** START Provided material **

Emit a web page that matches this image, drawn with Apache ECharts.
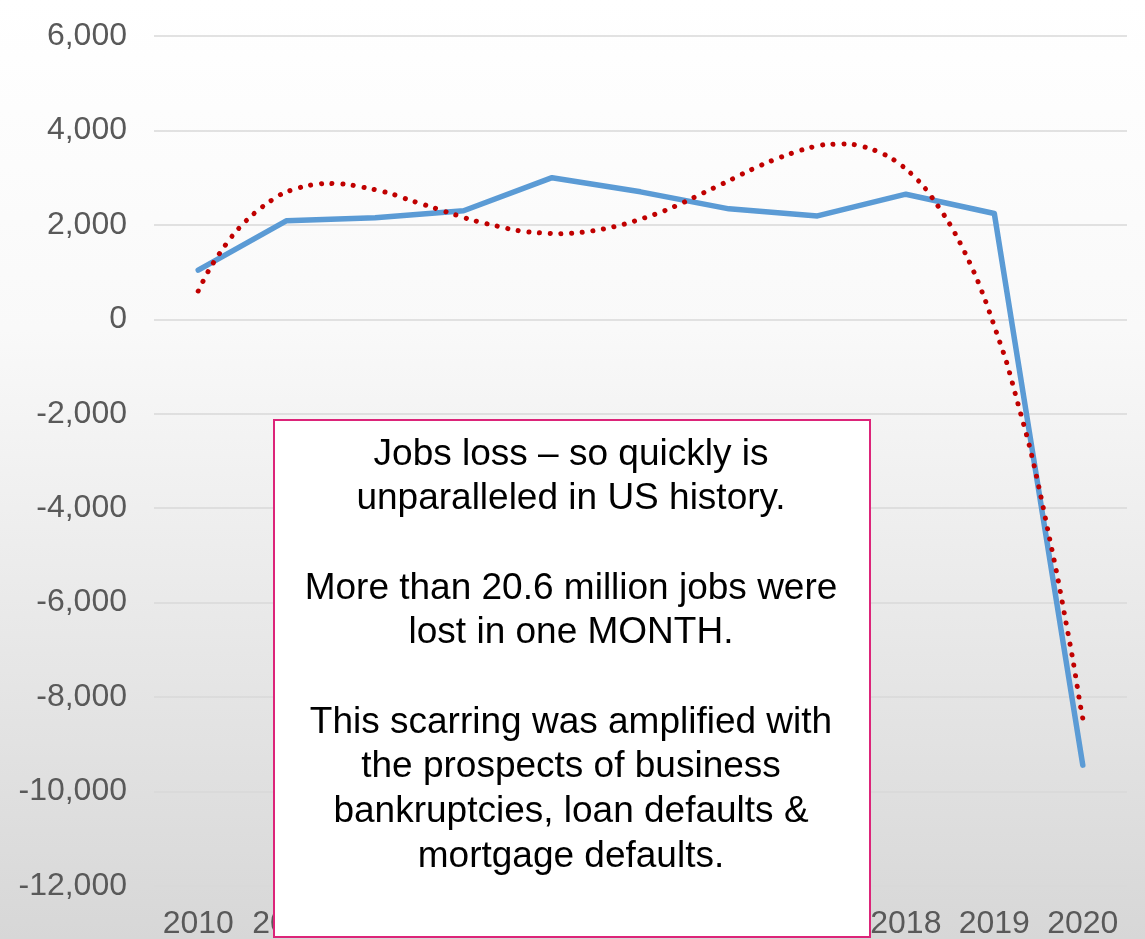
<!DOCTYPE html>
<html>
<head>
<meta charset="utf-8">
<script src="https://cdn.jsdelivr.net/npm/echarts@6/dist/echarts.min.js"></script>
<style>
  html, body { margin: 0; padding: 0; background: #fff; }
  #chart { width: 1145px; height: 939px; }
</style>
</head>
<body>
<div id="chart"></div>
<script>
// Annual change in US payroll jobs (thousands)
const years = ['2010', '2011', '2012', '2013', '2014', '2015', '2016', '2017', '2018', '2019', '2020'];
const jobsChange = [1040, 2090, 2150, 2300, 3000, 2700, 2340, 2190, 2650, 2240, -9440];

// Polynomial trendline, sampled along fractional years
const trendYears = [2010.00, 2010.12, 2010.25, 2010.40, 2010.57, 2010.76, 2010.96, 2011.20, 2011.45, 2011.68,
  2011.93, 2012.17, 2012.40, 2012.64, 2012.87, 2013.11, 2013.36, 2013.60, 2013.84, 2014.09,
  2014.33, 2014.58, 2014.82, 2015.05, 2015.29, 2015.52, 2015.73, 2015.96, 2016.18, 2016.41,
  2016.64, 2016.87, 2017.11, 2017.35, 2017.59, 2017.82, 2018.02, 2018.20, 2018.34, 2018.48,
  2018.60, 2018.71, 2018.81, 2018.90, 2018.98, 2019.06, 2019.14, 2019.27, 2019.40, 2019.51,
  2019.61, 2019.71, 2019.80, 2019.89, 2019.97, 2020.00];
const trendValues = [600, 1040, 1420, 1800, 2140, 2430, 2670, 2815, 2878, 2857,
  2772, 2667, 2520, 2377, 2236, 2095, 1982, 1884, 1834, 1813,
  1841, 1912, 2018, 2152, 2314, 2504, 2695, 2899, 3104, 3302,
  3471, 3612, 3704, 3711, 3619, 3429, 3153, 2815, 2462, 2067,
  1665, 1248, 825, 390, -35, -472, -917, -1806, -2702, -3605,
  -4508, -5411, -6314, -7231, -8148, -8450];

const yTicks = { min: -12000, max: 6000, step: 2000 };

const noteLines = [
  'Jobs loss \u2013 so quickly is',
  'unparalleled in US history.',
  '',
  'More than 20.6 million jobs were',
  'lost in one MONTH.',
  '',
  'This scarring was amplified with',
  'the prospects of business',
  'bankruptcies, loan defaults &',
  'mortgage defaults.'
];

const chart = echarts.init(document.getElementById('chart'));
const fontFamily = '"Liberation Sans", Arial, sans-serif';

chart.setOption({
  animation: false,
  backgroundColor: {
    type: 'linear', x: 0, y: 0, x2: 0, y2: 1,
    colorStops: [
      { offset: 0, color: '#ffffff' },
      { offset: 0.35, color: '#f9f9f9' },
      { offset: 1, color: '#d7d7d7' }
    ]
  },
  grid: { left: 154, right: 18, top: 36, bottom: 53, containLabel: false, outerBoundsMode: 'none' },
  xAxis: [
    {
      type: 'category',
      data: years,
      boundaryGap: true,
      axisLine: { show: false },
      axisTick: { show: false },
      axisLabel: { color: '#595959', fontSize: 32, fontFamily, margin: 22, interval: 0 }
    },
    {
      type: 'value',
      min: 2009.5,
      max: 2020.5,
      show: false
    }
  ],
  yAxis: {
    type: 'value',
    min: yTicks.min,
    max: yTicks.max,
    interval: yTicks.step,
    axisLine: { show: false },
    axisTick: { show: false },
    splitLine: { lineStyle: { color: '#d9d9d9', width: 1.5 } },
    axisLabel: {
      color: '#595959', fontSize: 32, fontFamily, margin: 27,
      formatter: v => v.toLocaleString('en-US')
    }
  },
  series: [
    {
      name: 'Jobs change',
      type: 'line',
      xAxisIndex: 0,
      data: jobsChange,
      symbol: 'none',
      lineStyle: { color: '#5b9bd5', width: 5.5, cap: 'round', join: 'round' },
      z: 3
    },
    {
      name: 'Trend',
      type: 'line',
      xAxisIndex: 1,
      data: trendYears.map((y, i) => [y, trendValues[i]]),
      symbol: 'none',
      smooth: 0.3,
      lineStyle: { color: '#c00000', width: 5, type: [0.1, 10.6], cap: 'round' },
      z: 4
    }
  ],
  graphic: [
    {
      type: 'rect',
      left: 273,
      top: 419,
      z: 100,
      zlevel: 1,
      shape: { x: 0, y: 0, width: 596, height: 517 },
      style: { fill: '#ffffff', stroke: '#dc2479', lineWidth: 2 }
    },
    {
      type: 'text',
      x: 571,
      y: 432,
      z: 101,
      zlevel: 1,
      style: {
        text: noteLines.join('\n'),
        fill: '#000000',
        font: '37px "Liberation Sans", Arial, sans-serif',
        lineHeight: 44.7,
        align: 'center',
        verticalAlign: 'top'
      }
    }
  ]
});
</script>
</body>
</html>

** END Provided material **

• Written request
State the number of lines holding the word "with" in the listing. Add nothing else.

• Result below
2